かといって、「日本もフランスを参考にしろ」などと、安っぽい舶来信仰をベースに書生論を振りかざすわけでもありません。
書籍のタイトルが損をしています。
このタイトルからは、日本各地の職人技を維持して次世代に伝えていくために、何をどのようにするのが良いのかという「重要でありながら誰も有効な答えを導き出せていない大きなテーマ」に果敢に挑んだことがわかりません。
それだけでなく、提唱する手法の1つ1つについて、欧州の先行地域における実例を詳細に分析し、そのエッセンスを凝縮して抽出し、日本の伝統産業への示唆を導くという、非常に丹念な作業を経て本書ができあがっています。
商業出版は売れなければ成立しないので、売れそうな題名になるのは致し方のないことではあります。だからといって、その題名のために潜在読者が毛嫌いしてしまっては逆効果です。そのようなリスクを承知のうえでカルティエをもってきたのでしょうけれど、中身はカルティエの所属する総合ブランド企業リシュモンの戦略について研究されたものです。
店番が読んで、これだけは紹介しておきたいと思った箇所を、ページ順にピックアップしてみます。
(数字は該当頁、そのあとは本書の記述の概要、「~」以降は、店番の感想です)
130 創業家の人間にしか持ちえない歴史という価値を手に入れた
~ ドイツを代表する鉄鋼コングロマリットの大企業から、傘下で廃業期間中だった老舗時計製造の中小企業「ランゲ&ゾーネ」に天下りで社長になったドイツ人のことを、こうした羨望の表現をしています。歴史があるのに、それに価値を感じなければ、宝の持ち腐れということになります。日本の多くのファミリー企業にあてはまりそうな話です。
131、283 正統性(受け継がれてきた重み、legitimacy)と正当性(本物らしさ、orthodoxy)~ 以前、「創業家による支配のセイトウセイ」というときに、漢字はどちらを書くのが適切なのか?という議論になったことがありました。そのときは、各自がそれぞれ見解を表明したのですが、このように「両方だ」というのは凄いブレークスルーだと感心します。

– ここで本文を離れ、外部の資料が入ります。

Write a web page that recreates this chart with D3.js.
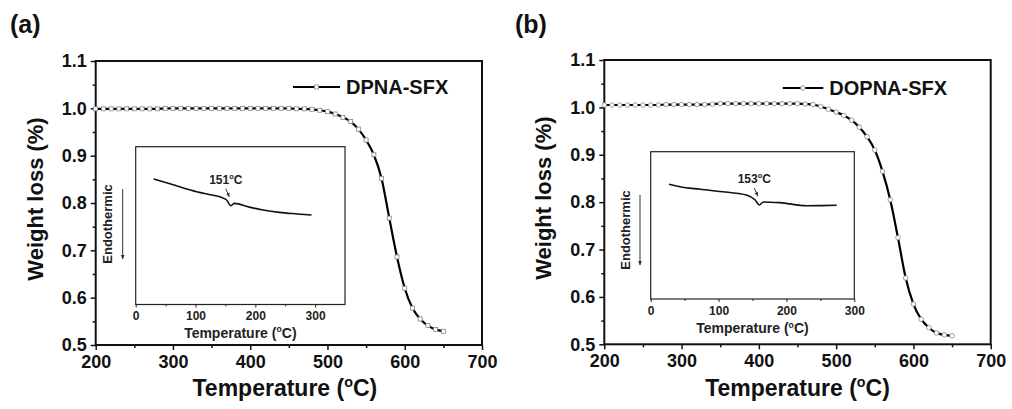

183 絶対価値を提供しているブランドには、信者と言っていいくらい熱狂的なファンがいる。信者には、創業の地や主力生産地など、巡礼する聖地が必要であり、日常的に参拝する神殿としての店舗や大聖堂としての基幹店が重要である。
~ 無名企業が通販サイトを立ち上げても、膨大なネット上の最果てに埋もれてしまいがちですが、こうしたwebサイトとの対比で、リアル店舗の重要性を説いています。「巡礼」や「参拝」の対象とする視点が大変ユニークで、ブランドという記号の意味を再認識させられます。